The scene at both sites is impressive and uplifting. Stacks of clothing, bedding, tools, kitchen supplies and mobility aids climb toward the high warehouse ceilings, a testament to the willingness of ordinary people to help others.
“Canadians care,” says Dell Marie Wergeland, the longtime leader of this operation, which grew out of the Church of the Nazarene in 1999. “They will do whatever they can when given the opportunity.”
That includes the volunteers, many of them nurses, teachers and others transferring skills from their working lives. They’re good at what they do, anticipating and solving problems that could arise at the containers’ destinations. Nurses ensure the medical gadgets going overseas are married with the components they need to work.
Over in the sewing-supply area of the Esquimalt site, volunteers have assembled kits that will allow recipients to repair hospital linens should they tear. (“What happens if they rip?” Wergeland asks. “They don’t have more.”) Power tools and sewing machines are shipped with the right voltage converters.
It’s a community effort. Soap For Hope Canada came up with 12,741 bars of soap and 2,228 disinfectant wipes, among other goods, last year.
This week, Wergeland pointed to towers of cartons packed with blankets, diapers, masks and more from yet another Victoria-based outfit, the Canada Comforts Society. Against another wall were boxes of child-development materials for countries where mothers take their kids to work, not to a daycare or school.
Over in a corner Wergeland calls Man Land, retired guys contentedly sort tools and fasteners, making sure the right bolts go with the right nuts. Around the corner, totes hold enough sewing supplies for 25 students.
In yet another nook, trauma-counselling and art-therapy kits are being assembled for children. Tools are being packaged for job-training programs in Africa.
Donors come big and small, and in unexpected ways. Small bits get packed into empty shoeboxes passed on by shoe stores. Larger boxes come from Island Farms (“We always get more at Christmas because of the eggnog,” Wergeland says). Three pallets of medical supplies from the Yukon showed up the other day.

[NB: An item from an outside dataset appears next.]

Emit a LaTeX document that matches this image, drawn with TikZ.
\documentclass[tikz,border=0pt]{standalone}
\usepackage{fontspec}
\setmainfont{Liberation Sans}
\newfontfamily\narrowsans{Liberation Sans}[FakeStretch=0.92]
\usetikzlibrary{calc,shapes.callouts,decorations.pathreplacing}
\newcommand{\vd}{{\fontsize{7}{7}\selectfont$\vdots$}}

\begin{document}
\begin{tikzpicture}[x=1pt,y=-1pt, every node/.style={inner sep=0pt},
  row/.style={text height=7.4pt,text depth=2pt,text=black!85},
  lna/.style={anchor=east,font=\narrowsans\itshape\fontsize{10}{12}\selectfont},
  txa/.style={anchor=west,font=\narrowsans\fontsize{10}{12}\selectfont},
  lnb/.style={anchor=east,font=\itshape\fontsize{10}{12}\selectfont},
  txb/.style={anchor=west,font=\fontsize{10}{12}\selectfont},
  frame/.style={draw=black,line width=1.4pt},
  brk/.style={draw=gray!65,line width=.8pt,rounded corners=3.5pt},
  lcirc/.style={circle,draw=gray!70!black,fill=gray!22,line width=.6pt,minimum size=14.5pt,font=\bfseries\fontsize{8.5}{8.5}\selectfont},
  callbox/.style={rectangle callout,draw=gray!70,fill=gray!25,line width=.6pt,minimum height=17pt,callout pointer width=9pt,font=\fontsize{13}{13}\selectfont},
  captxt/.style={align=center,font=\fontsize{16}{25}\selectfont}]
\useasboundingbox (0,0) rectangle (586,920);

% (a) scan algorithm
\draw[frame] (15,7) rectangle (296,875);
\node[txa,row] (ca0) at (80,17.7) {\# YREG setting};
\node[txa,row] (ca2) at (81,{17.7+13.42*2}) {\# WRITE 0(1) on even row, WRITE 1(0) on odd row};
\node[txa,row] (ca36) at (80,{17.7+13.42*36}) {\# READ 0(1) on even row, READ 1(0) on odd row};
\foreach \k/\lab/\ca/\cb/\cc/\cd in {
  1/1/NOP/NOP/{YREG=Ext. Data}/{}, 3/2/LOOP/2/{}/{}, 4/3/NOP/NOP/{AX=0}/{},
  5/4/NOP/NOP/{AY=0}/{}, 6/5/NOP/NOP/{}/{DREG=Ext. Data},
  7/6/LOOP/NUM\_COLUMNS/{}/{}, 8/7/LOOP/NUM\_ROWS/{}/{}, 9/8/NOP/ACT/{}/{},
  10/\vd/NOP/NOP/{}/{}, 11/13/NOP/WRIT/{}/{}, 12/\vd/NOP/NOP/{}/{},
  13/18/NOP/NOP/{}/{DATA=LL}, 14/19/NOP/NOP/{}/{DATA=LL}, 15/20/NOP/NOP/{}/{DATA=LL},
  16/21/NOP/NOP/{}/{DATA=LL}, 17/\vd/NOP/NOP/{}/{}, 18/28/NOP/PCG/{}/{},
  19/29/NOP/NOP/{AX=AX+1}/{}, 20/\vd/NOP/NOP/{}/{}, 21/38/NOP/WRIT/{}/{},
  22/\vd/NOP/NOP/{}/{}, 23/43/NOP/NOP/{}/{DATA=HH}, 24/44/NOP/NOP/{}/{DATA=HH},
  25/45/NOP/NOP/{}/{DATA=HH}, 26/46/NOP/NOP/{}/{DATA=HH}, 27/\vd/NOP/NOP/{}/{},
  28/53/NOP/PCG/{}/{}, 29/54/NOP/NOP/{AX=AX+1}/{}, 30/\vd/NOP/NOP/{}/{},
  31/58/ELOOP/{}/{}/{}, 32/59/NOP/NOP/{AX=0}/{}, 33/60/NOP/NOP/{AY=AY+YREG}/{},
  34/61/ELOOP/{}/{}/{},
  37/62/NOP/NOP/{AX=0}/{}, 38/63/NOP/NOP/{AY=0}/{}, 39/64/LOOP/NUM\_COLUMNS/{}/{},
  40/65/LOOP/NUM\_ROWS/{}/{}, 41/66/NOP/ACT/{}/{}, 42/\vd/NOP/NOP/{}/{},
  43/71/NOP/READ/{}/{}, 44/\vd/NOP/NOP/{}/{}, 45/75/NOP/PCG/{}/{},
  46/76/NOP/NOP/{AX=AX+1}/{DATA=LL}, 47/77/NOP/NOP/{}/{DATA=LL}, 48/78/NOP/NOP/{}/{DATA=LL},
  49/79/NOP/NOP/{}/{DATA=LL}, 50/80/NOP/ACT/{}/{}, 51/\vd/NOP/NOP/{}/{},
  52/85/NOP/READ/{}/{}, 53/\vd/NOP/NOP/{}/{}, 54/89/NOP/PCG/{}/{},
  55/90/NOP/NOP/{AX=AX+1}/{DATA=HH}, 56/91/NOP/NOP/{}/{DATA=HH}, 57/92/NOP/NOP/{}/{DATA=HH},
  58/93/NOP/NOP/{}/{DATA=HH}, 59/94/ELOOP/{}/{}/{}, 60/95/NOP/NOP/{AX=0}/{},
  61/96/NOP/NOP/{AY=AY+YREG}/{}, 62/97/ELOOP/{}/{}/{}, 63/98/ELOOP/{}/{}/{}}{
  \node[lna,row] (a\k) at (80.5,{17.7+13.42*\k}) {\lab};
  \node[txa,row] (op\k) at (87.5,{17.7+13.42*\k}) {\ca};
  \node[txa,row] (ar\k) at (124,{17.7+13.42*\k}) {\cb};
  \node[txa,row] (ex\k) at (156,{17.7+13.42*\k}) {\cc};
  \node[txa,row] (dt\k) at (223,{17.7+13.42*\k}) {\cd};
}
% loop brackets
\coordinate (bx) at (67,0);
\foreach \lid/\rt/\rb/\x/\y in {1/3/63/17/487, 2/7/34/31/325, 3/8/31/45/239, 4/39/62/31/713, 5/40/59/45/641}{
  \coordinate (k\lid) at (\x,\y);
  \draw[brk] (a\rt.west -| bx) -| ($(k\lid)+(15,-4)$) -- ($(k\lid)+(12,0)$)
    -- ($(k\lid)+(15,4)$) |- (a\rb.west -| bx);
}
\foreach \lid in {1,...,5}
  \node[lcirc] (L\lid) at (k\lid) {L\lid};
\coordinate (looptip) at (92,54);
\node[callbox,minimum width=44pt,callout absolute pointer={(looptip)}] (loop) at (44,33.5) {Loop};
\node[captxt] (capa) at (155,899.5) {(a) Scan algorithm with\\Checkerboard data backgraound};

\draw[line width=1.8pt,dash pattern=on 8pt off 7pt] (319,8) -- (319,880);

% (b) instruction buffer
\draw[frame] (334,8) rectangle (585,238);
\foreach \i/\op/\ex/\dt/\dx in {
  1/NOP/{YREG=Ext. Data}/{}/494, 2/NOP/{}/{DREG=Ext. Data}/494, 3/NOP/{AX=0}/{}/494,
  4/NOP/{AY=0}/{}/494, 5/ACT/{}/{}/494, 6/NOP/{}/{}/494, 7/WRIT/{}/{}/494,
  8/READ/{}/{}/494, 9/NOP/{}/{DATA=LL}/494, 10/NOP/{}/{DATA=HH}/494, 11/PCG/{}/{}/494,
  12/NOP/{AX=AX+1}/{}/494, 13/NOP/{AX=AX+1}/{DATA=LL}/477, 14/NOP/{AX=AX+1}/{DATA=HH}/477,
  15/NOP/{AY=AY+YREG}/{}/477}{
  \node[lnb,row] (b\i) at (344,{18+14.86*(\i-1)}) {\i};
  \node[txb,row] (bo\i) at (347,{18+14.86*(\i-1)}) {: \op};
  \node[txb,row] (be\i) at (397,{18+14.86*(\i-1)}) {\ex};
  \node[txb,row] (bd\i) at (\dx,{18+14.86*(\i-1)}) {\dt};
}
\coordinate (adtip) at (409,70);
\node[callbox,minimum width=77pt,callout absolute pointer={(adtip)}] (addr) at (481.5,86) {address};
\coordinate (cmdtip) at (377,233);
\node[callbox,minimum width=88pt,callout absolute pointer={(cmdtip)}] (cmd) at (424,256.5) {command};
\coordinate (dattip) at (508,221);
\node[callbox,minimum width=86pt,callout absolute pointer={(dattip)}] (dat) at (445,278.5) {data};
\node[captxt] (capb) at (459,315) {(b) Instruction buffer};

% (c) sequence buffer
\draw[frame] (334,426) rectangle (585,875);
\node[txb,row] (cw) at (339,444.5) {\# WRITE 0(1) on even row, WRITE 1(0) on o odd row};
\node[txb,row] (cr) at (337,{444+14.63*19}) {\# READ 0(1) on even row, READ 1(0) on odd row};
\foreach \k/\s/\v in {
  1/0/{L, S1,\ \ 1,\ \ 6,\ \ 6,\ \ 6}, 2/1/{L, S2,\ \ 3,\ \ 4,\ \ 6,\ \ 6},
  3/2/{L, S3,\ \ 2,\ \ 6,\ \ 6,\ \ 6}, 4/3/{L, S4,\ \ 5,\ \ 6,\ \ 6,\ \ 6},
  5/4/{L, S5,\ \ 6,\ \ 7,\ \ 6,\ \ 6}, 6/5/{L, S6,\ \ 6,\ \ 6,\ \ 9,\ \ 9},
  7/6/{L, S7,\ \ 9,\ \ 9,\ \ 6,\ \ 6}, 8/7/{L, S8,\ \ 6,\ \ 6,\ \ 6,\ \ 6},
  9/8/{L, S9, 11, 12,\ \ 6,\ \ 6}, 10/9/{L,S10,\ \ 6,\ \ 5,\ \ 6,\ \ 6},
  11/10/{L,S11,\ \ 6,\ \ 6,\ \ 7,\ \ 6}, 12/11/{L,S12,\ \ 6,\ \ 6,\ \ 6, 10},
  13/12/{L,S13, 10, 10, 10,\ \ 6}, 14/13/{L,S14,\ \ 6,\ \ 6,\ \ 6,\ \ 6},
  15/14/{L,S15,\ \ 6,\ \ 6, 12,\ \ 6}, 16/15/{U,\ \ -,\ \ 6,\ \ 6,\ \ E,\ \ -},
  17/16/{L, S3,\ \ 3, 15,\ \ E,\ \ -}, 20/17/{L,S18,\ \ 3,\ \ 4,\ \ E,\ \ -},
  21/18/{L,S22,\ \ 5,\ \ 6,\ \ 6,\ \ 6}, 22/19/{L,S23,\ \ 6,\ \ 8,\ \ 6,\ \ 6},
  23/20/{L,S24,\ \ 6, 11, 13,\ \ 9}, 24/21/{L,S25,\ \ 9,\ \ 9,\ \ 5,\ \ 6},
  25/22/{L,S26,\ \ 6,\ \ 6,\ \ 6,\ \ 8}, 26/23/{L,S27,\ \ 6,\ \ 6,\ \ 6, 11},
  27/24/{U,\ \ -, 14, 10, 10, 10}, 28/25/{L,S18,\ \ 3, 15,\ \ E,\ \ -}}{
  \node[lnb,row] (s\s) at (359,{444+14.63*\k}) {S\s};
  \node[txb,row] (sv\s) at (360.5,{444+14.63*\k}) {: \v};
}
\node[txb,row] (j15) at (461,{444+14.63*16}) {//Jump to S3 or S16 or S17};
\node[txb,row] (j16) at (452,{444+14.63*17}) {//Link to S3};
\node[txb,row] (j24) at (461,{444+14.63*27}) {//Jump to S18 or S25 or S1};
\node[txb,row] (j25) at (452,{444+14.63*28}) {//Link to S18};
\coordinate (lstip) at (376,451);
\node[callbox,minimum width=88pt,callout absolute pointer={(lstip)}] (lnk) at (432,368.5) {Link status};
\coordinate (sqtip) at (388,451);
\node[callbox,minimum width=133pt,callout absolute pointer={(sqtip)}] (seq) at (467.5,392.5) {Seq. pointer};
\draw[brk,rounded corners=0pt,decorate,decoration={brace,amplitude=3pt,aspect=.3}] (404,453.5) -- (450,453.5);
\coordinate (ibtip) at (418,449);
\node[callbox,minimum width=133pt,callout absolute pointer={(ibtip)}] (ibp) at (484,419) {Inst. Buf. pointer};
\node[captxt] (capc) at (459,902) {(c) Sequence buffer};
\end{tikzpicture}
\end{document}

Island Health is a big supporter. When hospital beds are replaced, the Warehouse gets the old ones (and Victoria firefighters volunteer to load them; they’re heavy).

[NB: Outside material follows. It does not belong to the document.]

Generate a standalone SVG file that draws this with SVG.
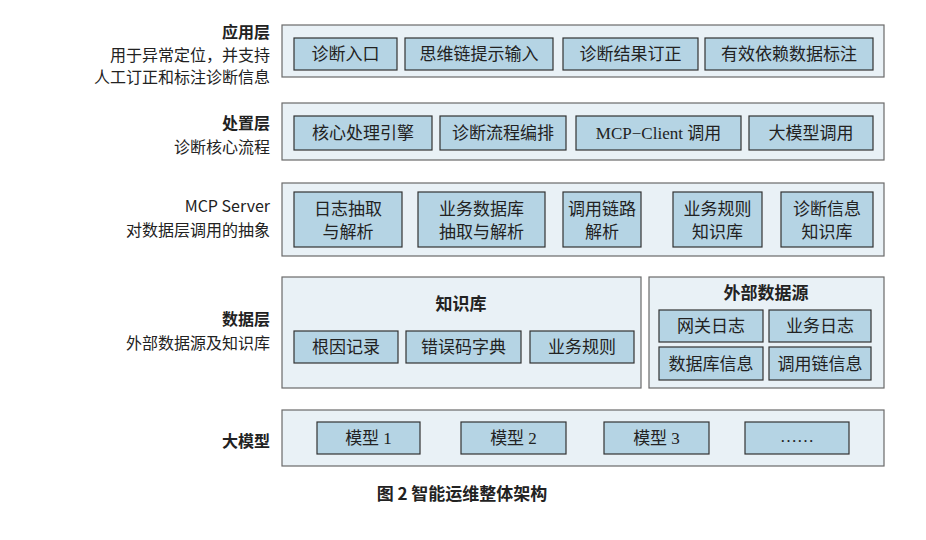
<svg xmlns="http://www.w3.org/2000/svg" width="926" height="540" viewBox="0 0 926 540">
<style>
.o{fill:#e9f1f6;stroke:#6a6a6a;stroke-width:1.2}
.b{fill:#b5d4e4;stroke:#333;stroke-width:1.2}
text{font-family:"Liberation Serif","Noto Sans CJK SC",serif;font-size:17px;fill:#222;text-anchor:middle}
.l{font-family:"Noto Sans CJK SC",sans-serif;text-anchor:end;font-size:16px}
.h{font-weight:bold}
</style>
<rect width="926" height="540" fill="#fff"/>
<g id="app">
<text class="l h" x="270" y="38">应用层</text>
<text class="l" x="270" y="61">用于异常定位，并支持</text>
<text class="l" x="270" y="83">人工订正和标注诊断信息</text>
<rect class="o" x="282" y="25" width="602" height="52"/>
<rect class="b" x="294" y="38" width="103" height="32"/><text x="345.5" y="60">诊断入口</text>
<rect class="b" x="405" y="38" width="148" height="32"/><text x="479" y="60">思维链提示输入</text>
<rect class="b" x="563" y="38" width="135" height="32"/><text x="630.5" y="60">诊断结果订正</text>
<rect class="b" x="705" y="38" width="168" height="32"/><text x="789" y="60">有效依赖数据标注</text>
</g>
<g id="proc">
<text class="l h" x="270" y="129">处置层</text>
<text class="l" x="270" y="153">诊断核心流程</text>
<rect class="o" x="282" y="103" width="602" height="57"/>
<rect class="b" x="294" y="116" width="138" height="34"/><text x="363" y="139">核心处理引擎</text>
<rect class="b" x="440" y="116" width="126" height="34"/><text x="503" y="139">诊断流程编排</text>
<rect class="b" x="576" y="116" width="165" height="34"/><text x="658.5" y="139">MCP−Client 调用</text>
<rect class="b" x="749" y="116" width="124" height="34"/><text x="811" y="139">大模型调用</text>
</g>
<g id="mcp">
<text class="l" x="270" y="212">MCP Server</text>
<text class="l" x="270" y="236">对数据层调用的抽象</text>
<rect class="o" x="282" y="183" width="602" height="73"/>
<rect class="b" x="294" y="192" width="108" height="55"/><text x="348" y="215">日志抽取</text><text x="348" y="238">与解析</text>
<rect class="b" x="418" y="192" width="127" height="55"/><text x="481.5" y="215">业务数据库</text><text x="481.5" y="238">抽取与解析</text>
<rect class="b" x="563" y="192" width="78" height="55"/><text x="602" y="215">调用链路</text><text x="602" y="238">解析</text>
<rect class="b" x="673" y="192" width="89" height="55"/><text x="717.5" y="215">业务规则</text><text x="717.5" y="238">知识库</text>
<rect class="b" x="781" y="192" width="92" height="55"/><text x="827" y="215">诊断信息</text><text x="827" y="238">知识库</text>
</g>
<g id="data">
<text class="l h" x="270" y="325">数据层</text>
<text class="l" x="270" y="349">外部数据源及知识库</text>
<rect class="o" x="282" y="277" width="359" height="111"/>
<text class="h" x="461" y="310">知识库</text>
<rect class="b" x="294" y="331" width="104" height="32"/><text x="346" y="353">根因记录</text>
<rect class="b" x="406" y="331" width="115" height="32"/><text x="463.5" y="353">错误码字典</text>
<rect class="b" x="530" y="331" width="104" height="32"/><text x="582" y="353">业务规则</text>
<rect class="o" x="649" y="277" width="235" height="111"/>
<text class="h" x="766" y="299">外部数据源</text>
<rect class="b" x="659" y="310" width="104" height="32"/><text x="711" y="332">网关日志</text>
<rect class="b" x="769" y="310" width="102" height="32"/><text x="820" y="332">业务日志</text>
<rect class="b" x="659" y="347" width="104" height="33"/><text x="711" y="370">数据库信息</text>
<rect class="b" x="769" y="347" width="102" height="33"/><text x="820" y="370">调用链信息</text>
</g>
<g id="llm">
<text class="l h" x="270" y="447">大模型</text>
<rect class="o" x="282" y="410" width="602" height="56"/>
<rect class="b" x="317" y="422" width="103" height="32"/><text x="368.5" y="444">模型 1</text>
<rect class="b" x="461" y="422" width="105" height="32"/><text x="513.5" y="444">模型 2</text>
<rect class="b" x="604" y="422" width="105" height="32"/><text x="656.5" y="444">模型 3</text>
<rect class="b" x="745" y="422" width="104" height="32"/><text x="797" y="442">……</text>
</g>
<g id="connectors"/>
<text class="h" x="462" y="500" style="font-family:'Noto Sans CJK SC',sans-serif">图 2  智能运维整体架构</text>
</svg>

At the Central Saanich site, nurses sorted gauze, catheters, intravenous sets, surgical gowns and myriad other bits deemed surplus. It’s amazing how recycled items can be put to good use: After the civil war of 2011, Stirling assembled an entire training lab for Libyan nursing students with nothing but materials no longer needed by Vancouver Island hospitals.
Hundreds of bicycles are refurbished and sent abroad. (A couple of marked police bikes donated by the Central Saanich department went to a police force in Zambia.)
KMS Tools, which runs a program called Tools for the World, sent 20 pallets to the warehouse last year.
The Compassionate Resource Warehouse can always use money, of course. Sometimes its shopping lists contain items that no one has donated, so they must be bought.
Shipping containers are expensive: Two years ago, that Jordan-bound 40-footer cost less than $2,000, but the one being packed for the Ukraine-Poland border cost $5,900.
Some donations are particularly touching, Wergeland said. A Ukrainian refugee child will end up wearing a beautiful, hand-knitted baby sweater and cap made by an older Victoria woman who dropped off the garments. “There’s going to be a baby over there who’s going to wear that,” Wergeland said. The child’s mother will know it was made with love, not merely knocked out on an assembly line. That matters.
So does the work at the Compassionate Resource Warehouse. It says something about who we are.
After two years of COVID, and after seeing so much ink and oxygen devoted to the noisy, the self-pitying and the outraged, it’s good to know our community has so many selfless people quietly working to make a better world.